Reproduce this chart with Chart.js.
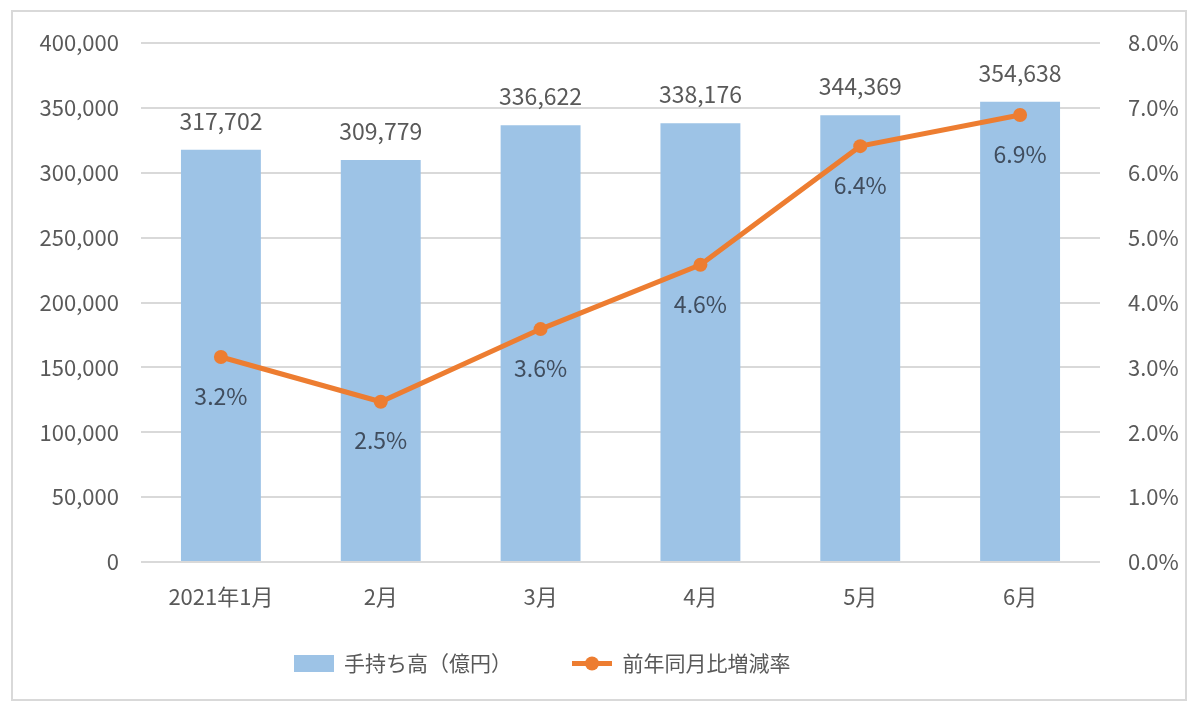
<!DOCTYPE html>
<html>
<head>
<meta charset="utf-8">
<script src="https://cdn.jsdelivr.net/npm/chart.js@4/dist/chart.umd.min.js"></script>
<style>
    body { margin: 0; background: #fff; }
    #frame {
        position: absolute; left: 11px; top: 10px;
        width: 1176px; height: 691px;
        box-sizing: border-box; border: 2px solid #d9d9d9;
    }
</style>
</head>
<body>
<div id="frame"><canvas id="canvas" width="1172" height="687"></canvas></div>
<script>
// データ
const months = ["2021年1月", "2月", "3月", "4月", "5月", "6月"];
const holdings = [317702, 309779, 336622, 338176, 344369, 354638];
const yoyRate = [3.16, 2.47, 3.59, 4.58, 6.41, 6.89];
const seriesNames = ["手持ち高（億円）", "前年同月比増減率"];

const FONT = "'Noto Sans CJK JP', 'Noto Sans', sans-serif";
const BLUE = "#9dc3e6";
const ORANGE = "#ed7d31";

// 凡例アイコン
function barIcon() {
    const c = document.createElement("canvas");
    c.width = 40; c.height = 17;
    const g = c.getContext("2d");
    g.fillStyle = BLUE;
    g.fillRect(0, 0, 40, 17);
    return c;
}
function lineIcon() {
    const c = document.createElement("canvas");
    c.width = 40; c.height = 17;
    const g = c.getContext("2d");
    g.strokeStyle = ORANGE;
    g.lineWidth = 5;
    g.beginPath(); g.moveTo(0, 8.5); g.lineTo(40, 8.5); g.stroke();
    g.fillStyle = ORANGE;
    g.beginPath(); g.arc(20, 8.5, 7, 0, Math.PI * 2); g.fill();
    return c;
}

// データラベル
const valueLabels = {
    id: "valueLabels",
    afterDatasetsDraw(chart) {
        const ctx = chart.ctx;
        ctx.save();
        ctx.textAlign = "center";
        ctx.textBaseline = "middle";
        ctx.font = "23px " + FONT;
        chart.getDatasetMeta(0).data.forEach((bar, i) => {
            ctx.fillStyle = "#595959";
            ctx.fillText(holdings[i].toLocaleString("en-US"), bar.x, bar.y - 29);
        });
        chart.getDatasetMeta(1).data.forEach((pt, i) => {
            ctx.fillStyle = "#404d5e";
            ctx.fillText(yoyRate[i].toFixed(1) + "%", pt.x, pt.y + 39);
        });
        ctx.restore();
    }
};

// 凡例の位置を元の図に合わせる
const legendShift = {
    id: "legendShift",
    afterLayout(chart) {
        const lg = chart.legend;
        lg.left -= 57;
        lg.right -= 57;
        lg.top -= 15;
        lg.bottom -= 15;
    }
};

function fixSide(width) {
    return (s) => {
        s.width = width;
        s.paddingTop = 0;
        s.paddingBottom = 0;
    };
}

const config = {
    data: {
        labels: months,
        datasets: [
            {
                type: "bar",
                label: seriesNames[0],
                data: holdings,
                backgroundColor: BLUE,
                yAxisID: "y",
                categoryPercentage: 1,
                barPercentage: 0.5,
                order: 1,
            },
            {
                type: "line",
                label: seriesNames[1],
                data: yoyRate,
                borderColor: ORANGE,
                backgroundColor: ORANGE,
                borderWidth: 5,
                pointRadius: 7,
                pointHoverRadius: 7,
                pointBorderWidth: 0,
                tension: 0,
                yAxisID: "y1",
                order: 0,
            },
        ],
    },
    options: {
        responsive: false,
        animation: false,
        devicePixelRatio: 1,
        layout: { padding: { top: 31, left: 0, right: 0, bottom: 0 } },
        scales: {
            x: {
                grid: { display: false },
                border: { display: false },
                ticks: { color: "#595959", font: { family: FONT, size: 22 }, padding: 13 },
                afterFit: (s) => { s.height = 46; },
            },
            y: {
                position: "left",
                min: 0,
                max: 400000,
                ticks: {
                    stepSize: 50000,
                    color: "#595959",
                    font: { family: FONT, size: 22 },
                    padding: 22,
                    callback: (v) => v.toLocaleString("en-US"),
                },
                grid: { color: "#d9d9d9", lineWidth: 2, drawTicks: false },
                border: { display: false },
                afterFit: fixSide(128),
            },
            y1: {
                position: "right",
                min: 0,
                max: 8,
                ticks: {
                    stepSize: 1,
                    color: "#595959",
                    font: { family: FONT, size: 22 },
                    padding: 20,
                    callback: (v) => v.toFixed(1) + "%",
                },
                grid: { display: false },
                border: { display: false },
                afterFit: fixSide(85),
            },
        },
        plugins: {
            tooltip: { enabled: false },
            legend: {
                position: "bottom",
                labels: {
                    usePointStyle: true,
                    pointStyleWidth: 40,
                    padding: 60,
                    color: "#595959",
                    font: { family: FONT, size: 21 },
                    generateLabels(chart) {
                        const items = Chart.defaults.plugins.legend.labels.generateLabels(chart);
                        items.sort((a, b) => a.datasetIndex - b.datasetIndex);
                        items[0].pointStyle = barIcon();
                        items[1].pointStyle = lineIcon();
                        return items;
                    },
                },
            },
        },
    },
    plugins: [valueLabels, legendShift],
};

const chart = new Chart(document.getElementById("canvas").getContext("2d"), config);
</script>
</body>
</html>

**What the task asks:**
Write out the material above once more, exactly as it reads, with no pictures.

**Problem solution:**
Reproduce this chart with Chart.js.
<!DOCTYPE html>
<html>
<head>
<meta charset="utf-8">
<script src="https://cdn.jsdelivr.net/npm/chart.js@4/dist/chart.umd.min.js"></script>
<style>
    body { margin: 0; background: #fff; }
    #frame {
        position: absolute; left: 11px; top: 10px;
        width: 1176px; height: 691px;
        box-sizing: border-box; border: 2px solid #d9d9d9;
    }
</style>
</head>
<body>
<div id="frame"><canvas id="canvas" width="1172" height="687"></canvas></div>
<script>
// データ
const months = ["2021年1月", "2月", "3月", "4月", "5月", "6月"];
const holdings = [317702, 309779, 336622, 338176, 344369, 354638];
const yoyRate = [3.16, 2.47, 3.59, 4.58, 6.41, 6.89];
const seriesNames = ["手持ち高（億円）", "前年同月比増減率"];

const FONT = "'Noto Sans CJK JP', 'Noto Sans', sans-serif";
const BLUE = "#9dc3e6";
const ORANGE = "#ed7d31";

// 凡例アイコン
function barIcon() {
    const c = document.createElement("canvas");
    c.width = 40; c.height = 17;
    const g = c.getContext("2d");
    g.fillStyle = BLUE;
    g.fillRect(0, 0, 40, 17);
    return c;
}
function lineIcon() {
    const c = document.createElement("canvas");
    c.width = 40; c.height = 17;
    const g = c.getContext("2d");
    g.strokeStyle = ORANGE;
    g.lineWidth = 5;
    g.beginPath(); g.moveTo(0, 8.5); g.lineTo(40, 8.5); g.stroke();
    g.fillStyle = ORANGE;
    g.beginPath(); g.arc(20, 8.5, 7, 0, Math.PI * 2); g.fill();
    return c;
}

// データラベル
const valueLabels = {
    id: "valueLabels",
    afterDatasetsDraw(chart) {
        const ctx = chart.ctx;
        ctx.save();
        ctx.textAlign = "center";
        ctx.textBaseline = "middle";
        ctx.font = "23px " + FONT;
        chart.getDatasetMeta(0).data.forEach((bar, i) => {
            ctx.fillStyle = "#595959";
            ctx.fillText(holdings[i].toLocaleString("en-US"), bar.x, bar.y - 29);
        });
        chart.getDatasetMeta(1).data.forEach((pt, i) => {
            ctx.fillStyle = "#404d5e";
            ctx.fillText(yoyRate[i].toFixed(1) + "%", pt.x, pt.y + 39);
        });
        ctx.restore();
    }
};

// 凡例の位置を元の図に合わせる
const legendShift = {
    id: "legendShift",
    afterLayout(chart) {
        const lg = chart.legend;
        lg.left -= 57;
        lg.right -= 57;
        lg.top -= 15;
        lg.bottom -= 15;
    }
};

function fixSide(width) {
    return (s) => {
        s.width = width;
        s.paddingTop = 0;
        s.paddingBottom = 0;
    };
}

const config = {
    data: {
        labels: months,
        datasets: [
            {
                type: "bar",
                label: seriesNames[0],
                data: holdings,
                backgroundColor: BLUE,
                yAxisID: "y",
                categoryPercentage: 1,
                barPercentage: 0.5,
                order: 1,
            },
            {
                type: "line",
                label: seriesNames[1],
                data: yoyRate,
                borderColor: ORANGE,
                backgroundColor: ORANGE,
                borderWidth: 5,
                pointRadius: 7,
                pointHoverRadius: 7,
                pointBorderWidth: 0,
                tension: 0,
                yAxisID: "y1",
                order: 0,
            },
        ],
    },
    options: {
        responsive: false,
        animation: false,
        devicePixelRatio: 1,
        layout: { padding: { top: 31, left: 0, right: 0, bottom: 0 } },
        scales: {
            x: {
                grid: { display: false },
                border: { display: false },
                ticks: { color: "#595959", font: { family: FONT, size: 22 }, padding: 13 },
                afterFit: (s) => { s.height = 46; },
            },
            y: {
                position: "left",
                min: 0,
                max: 400000,
                ticks: {
                    stepSize: 50000,
                    color: "#595959",
                    font: { family: FONT, size: 22 },
                    padding: 22,
                    callback: (v) => v.toLocaleString("en-US"),
                },
                grid: { color: "#d9d9d9", lineWidth: 2, drawTicks: false },
                border: { display: false },
                afterFit: fixSide(128),
            },
            y1: {
                position: "right",
                min: 0,
                max: 8,
                ticks: {
                    stepSize: 1,
                    color: "#595959",
                    font: { family: FONT, size: 22 },
                    padding: 20,
                    callback: (v) => v.toFixed(1) + "%",
                },
                grid: { display: false },
                border: { display: false },
                afterFit: fixSide(85),
            },
        },
        plugins: {
            tooltip: { enabled: false },
            legend: {
                position: "bottom",
                labels: {
                    usePointStyle: true,
                    pointStyleWidth: 40,
                    padding: 60,
                    color: "#595959",
                    font: { family: FONT, size: 21 },
                    generateLabels(chart) {
                        const items = Chart.defaults.plugins.legend.labels.generateLabels(chart);
                        items.sort((a, b) => a.datasetIndex - b.datasetIndex);
                        items[0].pointStyle = barIcon();
                        items[1].pointStyle = lineIcon();
                        return items;
                    },
                },
            },
        },
    },
    plugins: [valueLabels, legendShift],
};

const chart = new Chart(document.getElementById("canvas").getContext("2d"), config);
</script>
</body>
</html>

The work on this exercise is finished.